Example. Determining the number of FTEs. (i) Facts. A sole proprietor pays 5 employees wages for 2,080 hours each, pays 3 employees wages for 1,040 hours each, and pays 1 employee wages for 2,300 hours. One of the employees working 2,080 hours is the sole proprietor's nephew. The sole proprietor's FTEs would be calculated as follows: 8,320 hours of service for the 4 employees paid for 2,080 hours each (4 × 2,080); the sole proprietor's nephew is excluded from the FTE calculation; 3,120 hours of service for the 3 employees paid for 1,040 hours each (3 × 1,040); and 2,080 hours of service for the 1 employee paid for 2,300 hours (lesser of 2,300 and 2,080). The sum of the included hours of service equals 13,520 hours of service.

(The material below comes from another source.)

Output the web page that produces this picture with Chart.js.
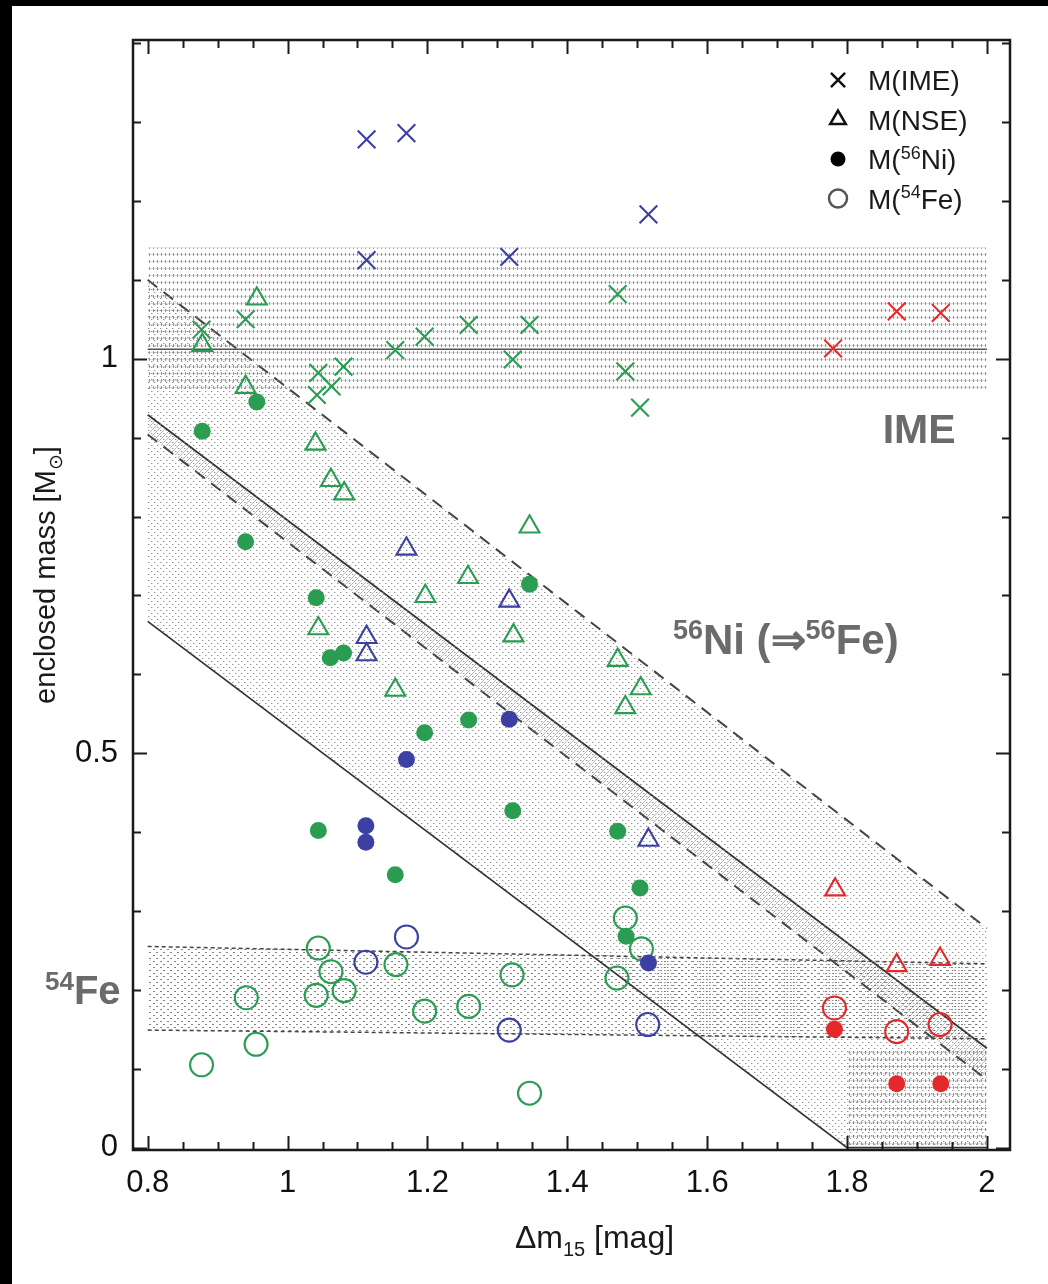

(ii) Conclusion. The sole proprietor's FTEs equal 6 (13,520 divided by 2,080 = 6.5, rounded to the next lowest whole number).

(f) Determining the employer's average annual FTE wages—(1) In general. All wages paid to employees (including overtime pay) are taken into account in computing an eligible small employer's average annual FTE wages. The average annual wages paid by an employer for a taxable year is determined by dividing the total wages paid by the eligible small employer during the employer's taxable year to employees taken into account under paragraph (c) of this section by the number of the employer's FTEs for the year. The result is then rounded down to the nearest $1,000 (if not otherwise a multiple of $1,000). For purposes of determining the employer's average annual wages for the taxable year, only wages that are paid for hours of service determined under paragraph (d) of this section are taken into account.

(2) Example. The following example illustrates the provision of paragraphs (e) and (f) of this section:

Example. (i) Facts. An employer has 26 FTEs with average annual wages of $23,000. Only 22 of the employer's employees enroll for coverage offered by the employer through a SHOP Exchange.

(ii) Conclusion. The hours of service and wages of all employees are taken into consideration in determining whether the employer is an eligible small employer for purposes of the credit. Because the employer does not have fewer than 25 FTEs for the taxable year, the employer is not an eligible small employer for purposes of this section, even if fewer than 25 employees (or FTEs) enroll for coverage through the SHOP Exchange.

(g) Effective/applicability date. This section is applicable for periods after 2013. For transition rules relating to certain plan years beginning in 2014, see §1.45R-3(i).